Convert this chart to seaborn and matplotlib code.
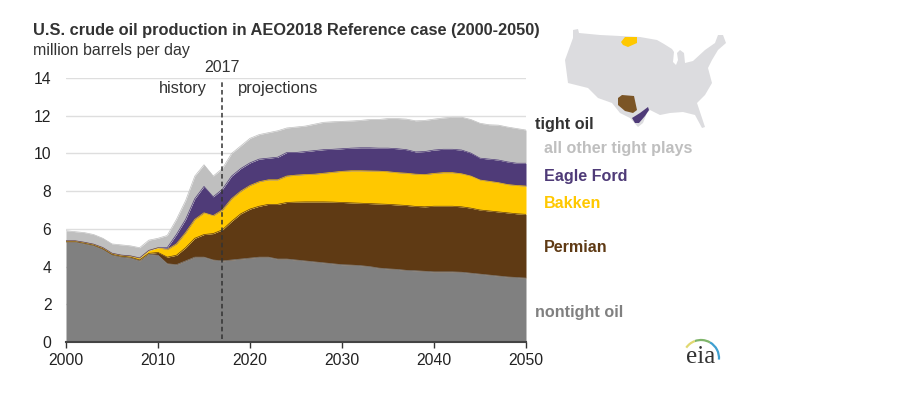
import matplotlib
matplotlib.use('Agg')
import matplotlib.pyplot as plt
from matplotlib.patches import Polygon, Arc
import pandas as pd
import seaborn as sns

years = list(range(2000, 2051))

# top edge of each stacked band, million barrels per day
nontight = [5.3, 5.3, 5.2, 5.1, 4.9, 4.6, 4.5, 4.45, 4.3, 4.65, 4.6, 4.15, 4.1, 4.3, 4.5, 4.5, 4.35,
            4.3, 4.35, 4.4, 4.45, 4.5, 4.5, 4.4, 4.4, 4.35, 4.3, 4.25, 4.2, 4.15, 4.1, 4.08, 4.05, 4.0,
            3.92, 3.88, 3.85, 3.8, 3.78, 3.75, 3.72, 3.72, 3.72, 3.7, 3.65, 3.6, 3.55, 3.5, 3.45, 3.42, 3.39]
permian = [5.33, 5.33, 5.24, 5.14, 4.95, 4.65, 4.55, 4.5, 4.35, 4.7, 4.75, 4.5, 4.6, 5.0, 5.5, 5.7, 5.75,
           5.95, 6.4, 6.8, 7.05, 7.2, 7.3, 7.3, 7.4, 7.42, 7.43, 7.43, 7.43, 7.42, 7.4, 7.38, 7.36, 7.34,
           7.32, 7.3, 7.27, 7.24, 7.19, 7.17, 7.2, 7.2, 7.2, 7.17, 7.1, 7.0, 6.95, 6.9, 6.85, 6.8, 6.77]
bakken = [5.36, 5.36, 5.28, 5.18, 5.0, 4.7, 4.6, 4.56, 4.45, 4.85, 5.0, 4.9, 5.2, 5.8, 6.5, 6.85, 6.7,
          7.0, 7.6, 8.0, 8.3, 8.5, 8.6, 8.6, 8.8, 8.85, 8.88, 8.9, 8.95, 9.0, 9.05, 9.08, 9.08, 9.07,
          9.06, 9.03, 8.98, 8.95, 8.9, 8.88, 8.94, 8.98, 8.98, 8.92, 8.8, 8.59, 8.52, 8.45, 8.35, 8.3, 8.27]
eagle_ford = [5.37, 5.37, 5.29, 5.19, 5.01, 4.71, 4.61, 4.57, 4.46, 4.86, 5.0, 5.0, 5.7, 6.5, 7.6, 8.25, 7.7,
              8.1, 8.8, 9.2, 9.5, 9.7, 9.75, 9.8, 10.05, 10.05, 10.1, 10.15, 10.2, 10.22, 10.25, 10.28, 10.3, 10.3,
              10.28, 10.28, 10.25, 10.2, 10.08, 10.1, 10.18, 10.22, 10.22, 10.18, 10.02, 9.75, 9.7, 9.65, 9.55, 9.48, 9.48]
total = [5.9, 5.85, 5.8, 5.7, 5.5, 5.2, 5.15, 5.1, 5.0, 5.4, 5.5, 5.65, 6.5, 7.5, 8.8, 9.4, 8.8,
         9.2, 10.0, 10.4, 10.8, 11.0, 11.1, 11.2, 11.35, 11.4, 11.45, 11.55, 11.65, 11.68, 11.7, 11.72, 11.75, 11.8,
         11.8, 11.85, 11.85, 11.82, 11.73, 11.75, 11.82, 11.88, 11.92, 11.92, 11.8, 11.6, 11.52, 11.5, 11.4, 11.32, 11.24]

band_names = ['nontight oil', 'Permian', 'Bakken', 'Eagle Ford', 'all other tight plays']
band_tops = [nontight, permian, bakken, eagle_ford, total]
band_colors = ['#808080', '#5f3a14', '#ffc800', '#4f3b78', '#bfbfbf']

y_ticks = [0, 2, 4, 6, 8, 10, 12, 14]
x_ticks = [2000, 2010, 2020, 2030, 2040, 2050]

df = pd.DataFrame({'year': years})
for name, top in zip(band_names, band_tops):
    df[name] = top
long_df = df.melt(id_vars='year', var_name='band', value_name='top')

sns.set_style('white')
plt.rcParams['font.family'] = ['Liberation Sans', 'DejaVu Sans']

W, H = 899, 396
fig = plt.figure(figsize=(W / 100, H / 100), dpi=100)
ax = fig.add_axes([66 / W, 1 - 342 / H, 460 / W, 264 / H])

lower = [0] * len(years)
for name, top, color in zip(band_names, band_tops, band_colors):
    ax.fill_between(years, lower, top, color=color, lw=0, zorder=2)
    lower = top
sns.lineplot(data=long_df, x='year', y='top', hue='band', palette=dict(zip(band_names, band_colors)),
             hue_order=band_names, lw=0.5, legend=False, ax=ax, zorder=3)

ax.set_xlim(2000, 2050)
ax.set_ylim(0, 14)
ax.set_xticks(x_ticks)
ax.set_yticks(y_ticks)
ax.set_xlabel('')
ax.set_ylabel('')
ax.grid(axis='y', color='#dedede', lw=1, zorder=1)
ax.set_axisbelow(True)
ax.tick_params(axis='x', length=4, width=1, color='#333333', labelsize=11.3, labelcolor='#222222', pad=4, bottom=True)
ax.tick_params(axis='y', length=0, labelsize=11.3, labelcolor='#222222', pad=10.5)
sns.despine(ax=ax, left=True)
ax.spines['bottom'].set_color('#444444')
ax.spines['bottom'].set_linewidth(1.5)

ax.axvline(2017, ymin=0.01, ymax=0.99, color='#333333', lw=1.1, ls=(0, (3, 2)), zorder=4)

# overlay in pixel coordinates for text, map and logo
ov = fig.add_axes([0, 0, 1, 1], facecolor='none')
ov.set_xlim(0, W)
ov.set_ylim(H, 0)
ov.axis('off')

ov.text(33, 31, 'U.S. crude oil production in AEO2018 Reference case (2000-2050)', fontsize=11.76,
        fontweight='bold', color='#333333', va='center')
ov.text(33, 50, 'million barrels per day', fontsize=11.5, color='#333333', va='center')
ov.text(222, 68, '2017', fontsize=11.5, color='#333333', ha='center', va='center')
ov.text(207, 88, 'history', fontsize=11.7, color='#333333', ha='right', va='center')
ov.text(238, 88, 'projections', fontsize=11.9, color='#333333', ha='left', va='center')

labels = [(535, 125, 'tight oil', '#333333'), (544, 148, 'all other tight plays', '#bfbfbf'),
          (544, 176, 'Eagle Ford', '#4f3b78'), (544, 203, 'Bakken', '#ffc800'),
          (544, 247, 'Permian', '#5f3a14'), (535, 312, 'nontight oil', '#808080')]
for x, y, s, c in labels:
    ov.text(x, y, s, fontsize=11.6, fontweight='bold', color=c, va='center')

# map outlines, in pixels
us_shape = [(573, 30), (578, 29), (579, 33), (600, 35), (640, 37), (657, 40), (664, 44), (672, 49), (674, 52),
            (673, 62), (676, 65), (678, 60), (677, 53), (680, 50), (684, 53), (685, 63), (693, 61), (705, 50),
            (715, 43), (718, 35), (723, 35), (726, 43), (718, 50), (712, 60), (708, 68), (712, 83), (705, 95),
            (697, 103), (705, 127), (702, 128), (695, 115), (683, 112), (670, 113), (660, 115), (650, 110),
            (647, 113), (643, 123), (638, 127), (630, 118), (620, 113), (612, 103), (598, 98), (588, 88),
            (568, 83), (565, 60), (573, 38)]
bakken_shape = [(621, 42), (625, 37), (637, 37), (637, 43), (628, 47), (623, 45)]
permian_shape = [(618, 98), (622, 95), (634, 96), (637, 110), (633, 113), (625, 111), (618, 105)]
eagle_shape = [(632, 118), (640, 113), (648, 107), (649, 110), (645, 116), (639, 123), (635, 123)]
for pts, c in [(us_shape, '#dcdcdf'), (bakken_shape, '#ffc800'), (permian_shape, '#7b5526'), (eagle_shape, '#4f3b78')]:
    ov.add_patch(Polygon(pts, closed=True, fc=c, ec='none'))

# eia logo
ov.text(701, 357, 'eia', fontsize=18, family='Liberation Serif', color='#333333', ha='center', va='center')
ov.add_patch(Arc((701, 358), 36, 36, theta1=300, theta2=5, color='#3f9fd0', lw=1.6))
ov.add_patch(Arc((701, 358), 36, 36, theta1=250, theta2=300, color='#7fb56a', lw=1.6))
ov.add_patch(Arc((701, 358), 36, 36, theta1=215, theta2=250, color='#e0d870', lw=1.6))

plt.savefig('out.png', dpi=100)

-------

What you are asked to do: Take the material above from its first line through the line holding "years = list(range(2000, 2051))" and set it down exactly, without the pictures.

Correct response:
Convert this chart to seaborn and matplotlib code.
import matplotlib
matplotlib.use('Agg')
import matplotlib.pyplot as plt
from matplotlib.patches import Polygon, Arc
import pandas as pd
import seaborn as sns

years = list(range(2000, 2051))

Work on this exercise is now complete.